* **Task requirements**: Pull out every line below containing the word "this".

* **Entries provided**:
************

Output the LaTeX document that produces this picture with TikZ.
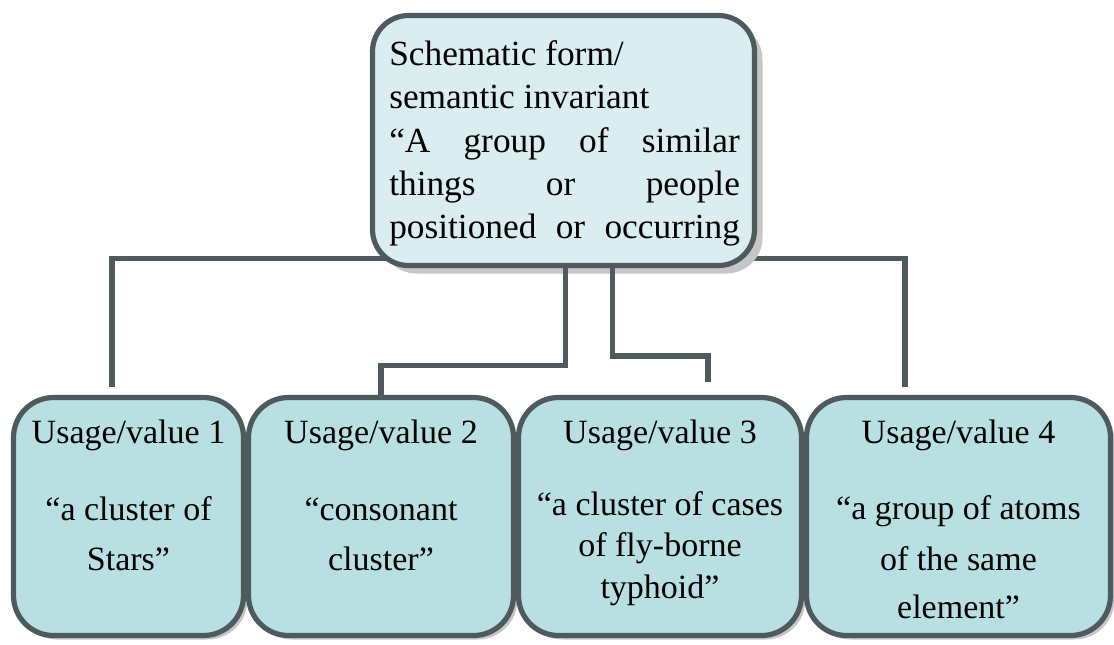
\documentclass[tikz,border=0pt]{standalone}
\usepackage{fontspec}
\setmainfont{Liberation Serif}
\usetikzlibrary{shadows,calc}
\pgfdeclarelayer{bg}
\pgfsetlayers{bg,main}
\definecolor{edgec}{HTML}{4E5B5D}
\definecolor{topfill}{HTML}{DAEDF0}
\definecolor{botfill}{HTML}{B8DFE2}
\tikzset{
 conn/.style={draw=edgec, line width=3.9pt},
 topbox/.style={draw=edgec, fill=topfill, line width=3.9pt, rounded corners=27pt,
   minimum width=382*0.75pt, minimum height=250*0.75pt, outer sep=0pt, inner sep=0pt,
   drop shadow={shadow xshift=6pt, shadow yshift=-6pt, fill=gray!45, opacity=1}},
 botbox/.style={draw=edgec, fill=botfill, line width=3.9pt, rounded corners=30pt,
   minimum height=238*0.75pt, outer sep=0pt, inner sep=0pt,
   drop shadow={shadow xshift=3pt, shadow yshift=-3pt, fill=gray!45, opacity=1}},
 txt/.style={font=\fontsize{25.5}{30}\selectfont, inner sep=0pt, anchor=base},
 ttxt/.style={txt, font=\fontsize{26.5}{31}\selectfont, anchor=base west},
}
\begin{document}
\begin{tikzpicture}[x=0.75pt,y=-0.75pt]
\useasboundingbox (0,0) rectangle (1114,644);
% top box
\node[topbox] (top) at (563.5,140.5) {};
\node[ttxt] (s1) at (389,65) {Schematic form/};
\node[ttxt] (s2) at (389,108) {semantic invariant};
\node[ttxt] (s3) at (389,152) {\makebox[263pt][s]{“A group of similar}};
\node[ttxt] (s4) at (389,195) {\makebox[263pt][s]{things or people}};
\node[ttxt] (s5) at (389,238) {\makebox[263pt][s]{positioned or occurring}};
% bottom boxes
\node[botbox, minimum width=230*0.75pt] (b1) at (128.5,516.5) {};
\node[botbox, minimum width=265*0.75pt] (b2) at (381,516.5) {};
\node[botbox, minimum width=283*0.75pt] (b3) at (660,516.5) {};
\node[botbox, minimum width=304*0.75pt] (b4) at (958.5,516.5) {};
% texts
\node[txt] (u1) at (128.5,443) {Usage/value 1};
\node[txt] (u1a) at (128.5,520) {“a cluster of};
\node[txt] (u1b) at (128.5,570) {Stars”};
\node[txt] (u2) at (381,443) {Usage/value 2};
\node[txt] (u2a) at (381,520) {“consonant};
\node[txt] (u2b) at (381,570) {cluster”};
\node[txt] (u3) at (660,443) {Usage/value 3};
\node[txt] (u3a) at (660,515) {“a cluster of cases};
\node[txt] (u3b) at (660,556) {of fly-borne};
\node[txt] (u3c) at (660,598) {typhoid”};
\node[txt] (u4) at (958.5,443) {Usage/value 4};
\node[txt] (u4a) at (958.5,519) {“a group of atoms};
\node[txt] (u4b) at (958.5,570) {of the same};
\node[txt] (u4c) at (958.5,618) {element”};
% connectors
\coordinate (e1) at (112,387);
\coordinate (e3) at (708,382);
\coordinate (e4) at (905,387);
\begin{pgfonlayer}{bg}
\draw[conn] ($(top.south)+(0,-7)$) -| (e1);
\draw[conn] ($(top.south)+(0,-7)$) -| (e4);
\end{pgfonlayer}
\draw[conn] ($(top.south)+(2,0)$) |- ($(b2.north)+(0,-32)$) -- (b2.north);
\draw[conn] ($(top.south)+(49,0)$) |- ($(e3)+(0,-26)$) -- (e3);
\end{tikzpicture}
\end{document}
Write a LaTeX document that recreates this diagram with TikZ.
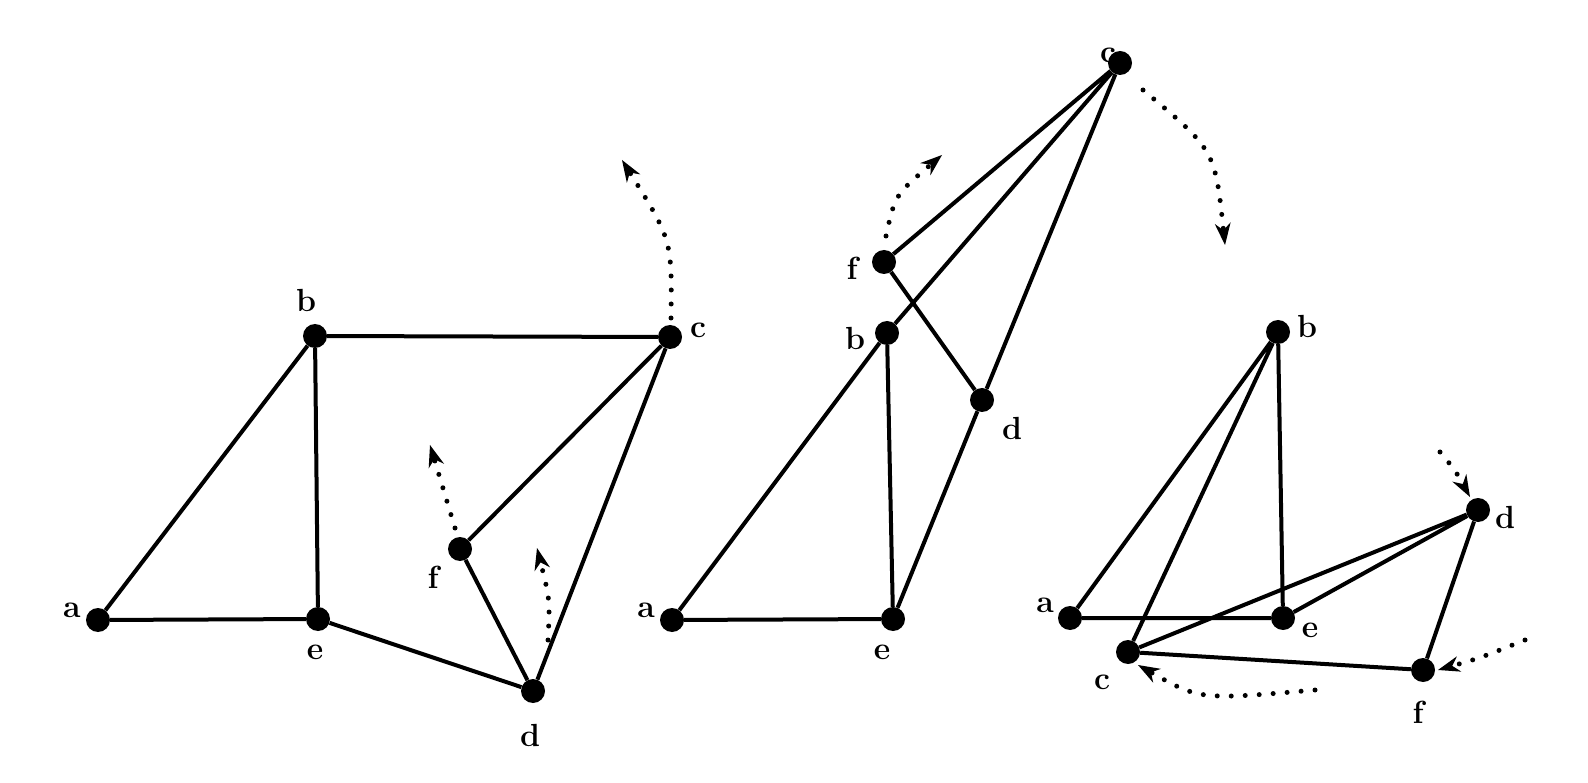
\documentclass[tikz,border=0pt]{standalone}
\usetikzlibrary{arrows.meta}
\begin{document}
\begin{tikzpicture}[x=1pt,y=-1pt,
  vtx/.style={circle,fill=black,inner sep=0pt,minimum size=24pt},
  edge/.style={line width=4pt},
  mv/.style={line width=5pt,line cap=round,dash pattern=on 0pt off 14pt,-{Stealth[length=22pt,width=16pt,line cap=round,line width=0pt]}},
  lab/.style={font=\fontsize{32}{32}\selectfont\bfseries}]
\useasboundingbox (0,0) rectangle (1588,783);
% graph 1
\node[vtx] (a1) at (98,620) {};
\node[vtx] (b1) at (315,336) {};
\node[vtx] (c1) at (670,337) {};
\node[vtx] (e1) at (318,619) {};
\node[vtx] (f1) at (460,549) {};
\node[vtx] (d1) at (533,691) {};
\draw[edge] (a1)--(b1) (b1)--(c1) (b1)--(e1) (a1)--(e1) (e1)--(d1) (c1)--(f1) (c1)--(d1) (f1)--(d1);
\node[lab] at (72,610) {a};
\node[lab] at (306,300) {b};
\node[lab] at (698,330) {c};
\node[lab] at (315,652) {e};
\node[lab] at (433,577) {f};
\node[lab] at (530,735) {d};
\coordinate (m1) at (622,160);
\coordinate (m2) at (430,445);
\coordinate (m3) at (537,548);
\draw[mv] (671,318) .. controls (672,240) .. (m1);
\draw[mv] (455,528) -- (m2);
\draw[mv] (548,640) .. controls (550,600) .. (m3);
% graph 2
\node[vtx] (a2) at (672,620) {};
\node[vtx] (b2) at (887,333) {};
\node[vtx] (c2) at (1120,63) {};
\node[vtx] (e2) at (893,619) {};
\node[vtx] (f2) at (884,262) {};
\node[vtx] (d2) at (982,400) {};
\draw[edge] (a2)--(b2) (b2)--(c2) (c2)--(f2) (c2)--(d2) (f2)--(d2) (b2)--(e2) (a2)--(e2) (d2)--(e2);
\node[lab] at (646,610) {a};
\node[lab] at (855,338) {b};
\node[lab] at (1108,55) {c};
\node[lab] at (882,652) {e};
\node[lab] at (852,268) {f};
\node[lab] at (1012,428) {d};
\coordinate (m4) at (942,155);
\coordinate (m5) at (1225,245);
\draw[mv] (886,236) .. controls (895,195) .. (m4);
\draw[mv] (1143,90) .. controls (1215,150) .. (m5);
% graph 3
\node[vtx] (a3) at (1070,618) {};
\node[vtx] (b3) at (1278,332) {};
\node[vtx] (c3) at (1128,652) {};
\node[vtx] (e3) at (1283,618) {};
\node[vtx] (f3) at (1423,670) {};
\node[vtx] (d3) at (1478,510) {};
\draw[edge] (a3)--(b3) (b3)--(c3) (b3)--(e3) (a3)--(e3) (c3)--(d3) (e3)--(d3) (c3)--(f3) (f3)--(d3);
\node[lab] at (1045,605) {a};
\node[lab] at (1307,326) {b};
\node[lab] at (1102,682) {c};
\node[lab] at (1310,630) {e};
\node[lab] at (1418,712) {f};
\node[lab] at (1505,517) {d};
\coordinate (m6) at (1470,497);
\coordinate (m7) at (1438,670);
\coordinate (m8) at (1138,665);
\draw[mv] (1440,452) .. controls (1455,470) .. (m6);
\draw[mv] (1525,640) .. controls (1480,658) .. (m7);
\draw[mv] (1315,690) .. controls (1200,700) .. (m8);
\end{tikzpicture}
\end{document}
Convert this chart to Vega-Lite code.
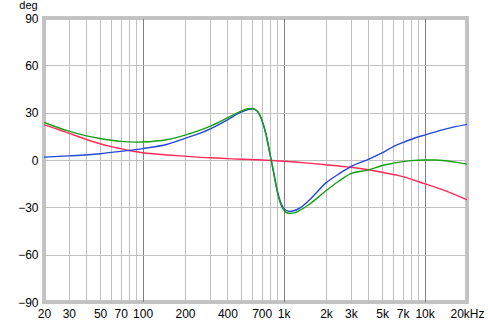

************

* **Worked solution**:
Output the LaTeX document that produces this picture with TikZ.
Write a LaTeX document that recreates this diagram with TikZ.
Convert this chart to Vega-Lite code.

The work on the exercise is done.